Ramos on Thursday rejected all of plaintiff's arguments. Adopting a code of ethics is not itself misleading if there's an undisclosed ethics breach, he said. Likewise, there was no guarantee made by the company, nor representations of historical compliance, that would have made the undisclosed breach actionable. The code, as noted in case law cited by Ramos, is inherently aspirational.

“The code merely lays out Northern Oil's policies, including prohibited employee conduct, and notes what Northern Oil 'promotes' and what Northern Oil employees 'should' do,” the judge wrote.

On the claims of a breach due to a failure to disclose corporate mismanagement or uncharged criminal conduct, Ramos said action was only possible if the nondisclosure rendered other statements by defendants misleading. Plaintiffs argued that the company's promotion of Reger's qualifications—his expertise and family connections to the industry—qualified as such, considering his actions.

However, Ramos notes that these statements were never claimed as inaccurate themselves by the plaintiffs, and the company's statements never said that Reger was specifically not engaging in inappropriate outside business activities.

Beyond these items, Ramos agreed with defendants that plaintiffs failed to prove scienter, a critical, heightened threshold for proving securities fraud under the Private Securities Litigation Reform Act.
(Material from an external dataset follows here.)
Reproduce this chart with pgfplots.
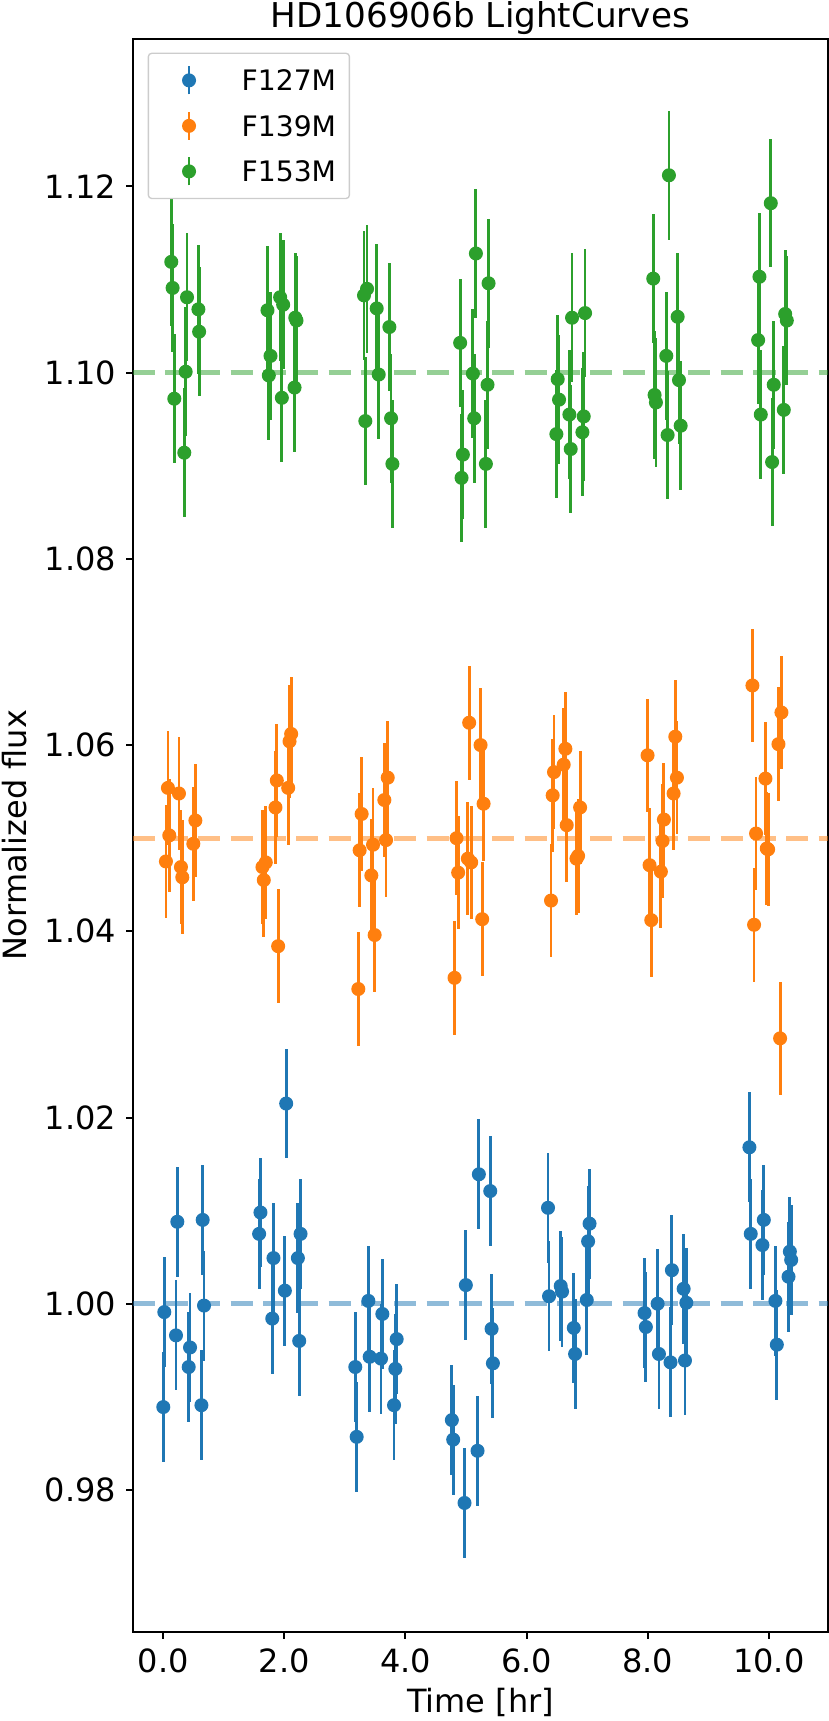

Proceeding under the conscious misbehavior or recklessness standard, plaintiff pointed to conversations Stoelk had with a cooperator about Reger's lack of involvement on a day-to-day basis and the work he did for the side company while on the clock for Northern Oil.

The problem, Ramos said, was that none of the allegations addressed whether the company was aware what he was doing was illegal, was violating its code of ethics, or was “improperly abdicated his responsibilities as CEO.” It was even uncertain, based on the allegations, whether Northern Oil's relationship with Dakota Plains “was collaborative or created a conflict of interest.” Nor was Reger's actions shown to be sufficiently reckless.

“Defendants may not have disclosed Reger's uncharged involvement with Dakota Plains because there was no reason to believe that Reger's conduct was improper when Defendants made the disclosures, and because Reger believed during the Class Period that the success of Dakota Plains would benefit Northern Oil investors,” Ramos said. “Indeed, when Reger received a Wells Notice from the SEC, Northern Oil terminated him, which undermines scienter.”

Plaintiff was given permission to amend the complaint.

Northern Oil was represented by Latham & Watkins partner Jeff Hammel. In a statement, he said his clients were pleased with the court's “well-reasoned decision.”

Fries' legal team at Pomerantz was led by associate Louis Ludwig. Attempts to reach Ludwig and other attorneys on the case from the firm were unsuccessful.